◆ Goal: Please transcribe the listing below in full and word for word, without its pictures.

◆ Data section:
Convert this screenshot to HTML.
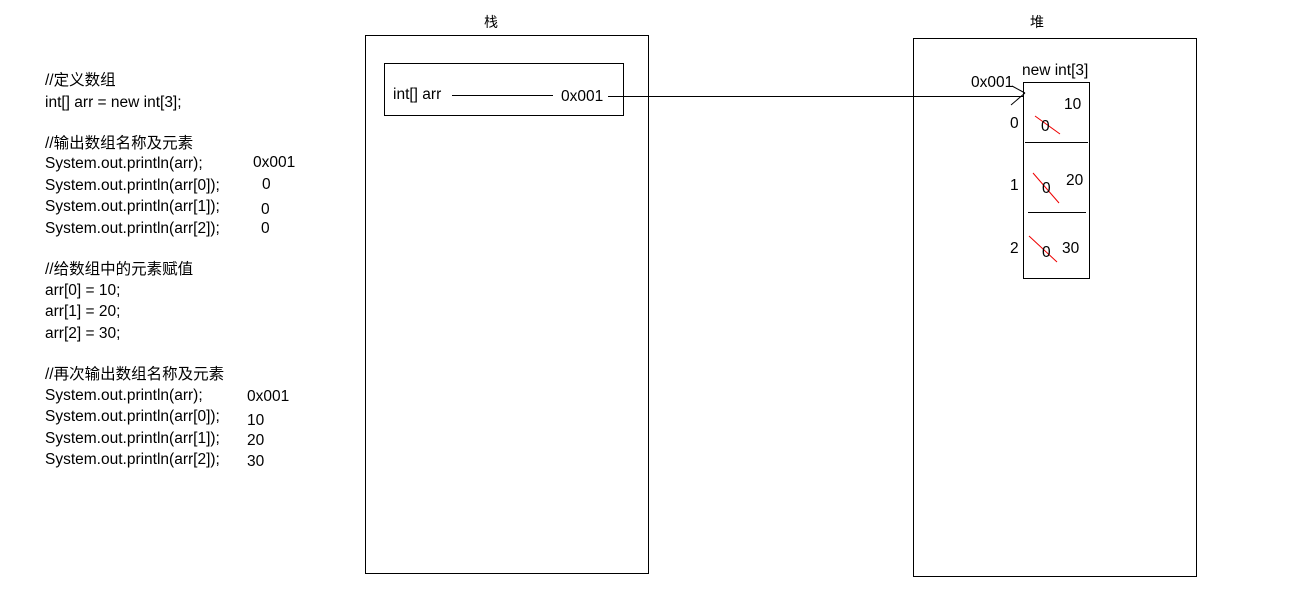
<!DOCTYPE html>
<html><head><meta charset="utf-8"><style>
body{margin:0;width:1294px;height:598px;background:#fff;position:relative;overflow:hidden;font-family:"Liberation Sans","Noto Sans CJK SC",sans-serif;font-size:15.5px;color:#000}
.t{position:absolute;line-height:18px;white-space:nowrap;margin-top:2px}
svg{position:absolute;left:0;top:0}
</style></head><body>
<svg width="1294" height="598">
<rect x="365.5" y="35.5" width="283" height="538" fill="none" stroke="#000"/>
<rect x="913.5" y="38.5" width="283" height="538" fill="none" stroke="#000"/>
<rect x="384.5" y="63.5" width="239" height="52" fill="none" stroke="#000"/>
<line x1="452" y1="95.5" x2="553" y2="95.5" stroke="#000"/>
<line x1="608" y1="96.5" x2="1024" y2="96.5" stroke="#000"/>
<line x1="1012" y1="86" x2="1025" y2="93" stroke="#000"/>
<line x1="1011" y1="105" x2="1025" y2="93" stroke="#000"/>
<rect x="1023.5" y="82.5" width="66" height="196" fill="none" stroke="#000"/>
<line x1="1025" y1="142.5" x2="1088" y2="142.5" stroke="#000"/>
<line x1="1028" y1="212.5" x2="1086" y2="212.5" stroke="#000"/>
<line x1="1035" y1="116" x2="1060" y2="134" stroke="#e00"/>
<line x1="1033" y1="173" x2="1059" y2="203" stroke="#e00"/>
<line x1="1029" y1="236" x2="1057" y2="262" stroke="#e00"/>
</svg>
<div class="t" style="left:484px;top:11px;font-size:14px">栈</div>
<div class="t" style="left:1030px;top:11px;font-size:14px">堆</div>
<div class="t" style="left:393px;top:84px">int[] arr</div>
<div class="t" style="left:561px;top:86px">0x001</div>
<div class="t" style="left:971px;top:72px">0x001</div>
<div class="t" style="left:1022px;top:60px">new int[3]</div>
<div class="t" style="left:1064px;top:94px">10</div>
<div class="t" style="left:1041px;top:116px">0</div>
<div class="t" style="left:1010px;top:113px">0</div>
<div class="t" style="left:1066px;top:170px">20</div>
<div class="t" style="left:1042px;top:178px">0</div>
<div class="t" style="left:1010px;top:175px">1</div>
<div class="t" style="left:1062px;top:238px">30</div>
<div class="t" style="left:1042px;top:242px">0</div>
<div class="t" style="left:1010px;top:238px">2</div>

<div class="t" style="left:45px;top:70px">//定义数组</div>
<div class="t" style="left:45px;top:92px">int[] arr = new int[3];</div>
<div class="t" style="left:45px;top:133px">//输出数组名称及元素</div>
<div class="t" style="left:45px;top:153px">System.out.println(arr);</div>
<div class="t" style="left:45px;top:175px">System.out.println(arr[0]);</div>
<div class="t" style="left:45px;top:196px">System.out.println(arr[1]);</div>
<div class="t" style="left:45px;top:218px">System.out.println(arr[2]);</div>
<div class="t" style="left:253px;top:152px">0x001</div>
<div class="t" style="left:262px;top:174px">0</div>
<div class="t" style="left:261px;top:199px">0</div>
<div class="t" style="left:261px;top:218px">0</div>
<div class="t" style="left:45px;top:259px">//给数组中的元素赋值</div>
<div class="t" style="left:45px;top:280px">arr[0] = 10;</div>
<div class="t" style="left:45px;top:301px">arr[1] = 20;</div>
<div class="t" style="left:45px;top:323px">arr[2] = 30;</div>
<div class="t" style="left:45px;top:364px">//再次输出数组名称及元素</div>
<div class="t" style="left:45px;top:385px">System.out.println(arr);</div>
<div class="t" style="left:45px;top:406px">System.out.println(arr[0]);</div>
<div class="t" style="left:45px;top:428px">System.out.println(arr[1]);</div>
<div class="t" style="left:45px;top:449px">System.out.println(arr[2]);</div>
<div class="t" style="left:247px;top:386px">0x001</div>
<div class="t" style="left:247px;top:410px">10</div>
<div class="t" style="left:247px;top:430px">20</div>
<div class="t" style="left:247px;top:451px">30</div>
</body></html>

◆ Task result:
Convert this screenshot to HTML.
<!DOCTYPE html>
<html><head><meta charset="utf-8"><style>
body{margin:0;width:1294px;height:598px;background:#fff;position:relative;overflow:hidden;font-family:"Liberation Sans","Noto Sans CJK SC",sans-serif;font-size:15.5px;color:#000}
.t{position:absolute;line-height:18px;white-space:nowrap;margin-top:2px}
svg{position:absolute;left:0;top:0}
</style></head><body>
<svg width="1294" height="598">
<rect x="365.5" y="35.5" width="283" height="538" fill="none" stroke="#000"/>
<rect x="913.5" y="38.5" width="283" height="538" fill="none" stroke="#000"/>
<rect x="384.5" y="63.5" width="239" height="52" fill="none" stroke="#000"/>
<line x1="452" y1="95.5" x2="553" y2="95.5" stroke="#000"/>
<line x1="608" y1="96.5" x2="1024" y2="96.5" stroke="#000"/>
<line x1="1012" y1="86" x2="1025" y2="93" stroke="#000"/>
<line x1="1011" y1="105" x2="1025" y2="93" stroke="#000"/>
<rect x="1023.5" y="82.5" width="66" height="196" fill="none" stroke="#000"/>
<line x1="1025" y1="142.5" x2="1088" y2="142.5" stroke="#000"/>
<line x1="1028" y1="212.5" x2="1086" y2="212.5" stroke="#000"/>
<line x1="1035" y1="116" x2="1060" y2="134" stroke="#e00"/>
<line x1="1033" y1="173" x2="1059" y2="203" stroke="#e00"/>
<line x1="1029" y1="236" x2="1057" y2="262" stroke="#e00"/>
</svg>
<div class="t" style="left:484px;top:11px;font-size:14px">栈</div>
<div class="t" style="left:1030px;top:11px;font-size:14px">堆</div>
<div class="t" style="left:393px;top:84px">int[] arr</div>
<div class="t" style="left:561px;top:86px">0x001</div>
<div class="t" style="left:971px;top:72px">0x001</div>
<div class="t" style="left:1022px;top:60px">new int[3]</div>
<div class="t" style="left:1064px;top:94px">10</div>
<div class="t" style="left:1041px;top:116px">0</div>
<div class="t" style="left:1010px;top:113px">0</div>
<div class="t" style="left:1066px;top:170px">20</div>
<div class="t" style="left:1042px;top:178px">0</div>
<div class="t" style="left:1010px;top:175px">1</div>
<div class="t" style="left:1062px;top:238px">30</div>
<div class="t" style="left:1042px;top:242px">0</div>
<div class="t" style="left:1010px;top:238px">2</div>

<div class="t" style="left:45px;top:70px">//定义数组</div>
<div class="t" style="left:45px;top:92px">int[] arr = new int[3];</div>
<div class="t" style="left:45px;top:133px">//输出数组名称及元素</div>
<div class="t" style="left:45px;top:153px">System.out.println(arr);</div>
<div class="t" style="left:45px;top:175px">System.out.println(arr[0]);</div>
<div class="t" style="left:45px;top:196px">System.out.println(arr[1]);</div>
<div class="t" style="left:45px;top:218px">System.out.println(arr[2]);</div>
<div class="t" style="left:253px;top:152px">0x001</div>
<div class="t" style="left:262px;top:174px">0</div>
<div class="t" style="left:261px;top:199px">0</div>
<div class="t" style="left:261px;top:218px">0</div>
<div class="t" style="left:45px;top:259px">//给数组中的元素赋值</div>
<div class="t" style="left:45px;top:280px">arr[0] = 10;</div>
<div class="t" style="left:45px;top:301px">arr[1] = 20;</div>
<div class="t" style="left:45px;top:323px">arr[2] = 30;</div>
<div class="t" style="left:45px;top:364px">//再次输出数组名称及元素</div>
<div class="t" style="left:45px;top:385px">System.out.println(arr);</div>
<div class="t" style="left:45px;top:406px">System.out.println(arr[0]);</div>
<div class="t" style="left:45px;top:428px">System.out.println(arr[1]);</div>
<div class="t" style="left:45px;top:449px">System.out.println(arr[2]);</div>
<div class="t" style="left:247px;top:386px">0x001</div>
<div class="t" style="left:247px;top:410px">10</div>
<div class="t" style="left:247px;top:430px">20</div>
<div class="t" style="left:247px;top:451px">30</div>
</body></html>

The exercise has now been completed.